The US$499 lens camera has a 20.2-megapixel 1.0-inch Exmor R sensor, similar to Sony's RX100 Mk II, which is an extremely good point and shoot.

It has a 28-100 mm equivalent focal length with a large f1.8 to f4.9 aperture.

The QX100 also gives you more creative freedom with a limited manual control in the form of aperture, auto and exposure compensation, optical image stabilisation and a MicroSD card slot.


When you open up the back panel of either device, you get a WiFi SSID and password which you will need if there is no NFC on your smartphone.

The battery inside the lens camera is estimated to be good enough for 220 shots per charge, which isn't a whole lot, but the good thing is that you can charge the battery internally via a USB connection and a tiny LCD panel shows you how much battery life is left. To use, it you'll need Sony's PlayMemories app, which is fairly basic with a shutter release button, zoom button, and a setup button.

Touching anywhere on the screen causes the camera to focus on that area, and you have to take a picture via the shutter button.

There is no way to modify the shutter button to a physical button on your smartphone yet, which I think is something that will be really handy if doable.

After taking a picture, when both devices are interconnected, the picture will be automatically transferred to your smartphone.

It also allows a choice of either two-megapixels, or a full-sized image, which will eat up most of your memory fairly quickly.

The bad part is that you'll be spending all that money without the power to change shutter speeds or ISO levels.

In video mode, both can do 1440x1080 at 30 frames per second with MPEG-4 and there are two tiny microphones on the lens cameras to record sound. It's strange that the two lens cameras aren't able to record full HD video, seeing as every other smartphone is able to do so.

Worth it or not?

Both are pretty pricey when you take account that they do not offer manual controls, nor RAW images especially on "pro version" QX100. As the QX100 is a small fraction of the RX100 Mk II price, which shares the same sensor, it will give you very high quality images without the controls of a real camera.

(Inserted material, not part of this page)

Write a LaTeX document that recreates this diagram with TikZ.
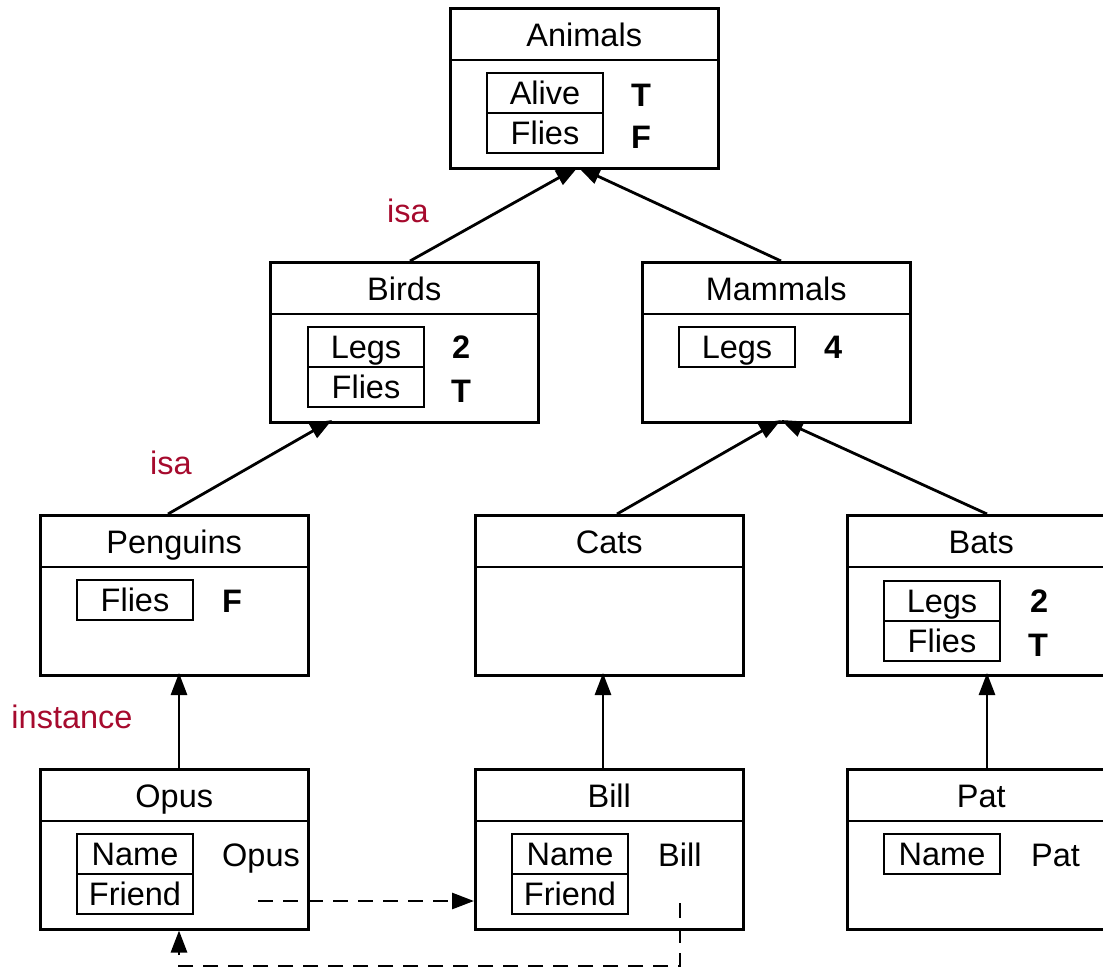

However, is it worth $499 when you can get a $299 version which is lighter and smaller, with a longer focal length but less superior quality?

I would probably go for the cheaper option seeing as you will be likely be using it as a "holiday" camera, and the QX100 doesn't give you enough manual options to fully utilise its wonderful sensor.

One thing's for sure, Sony's release of the two QXs is a game changer for mobile photography.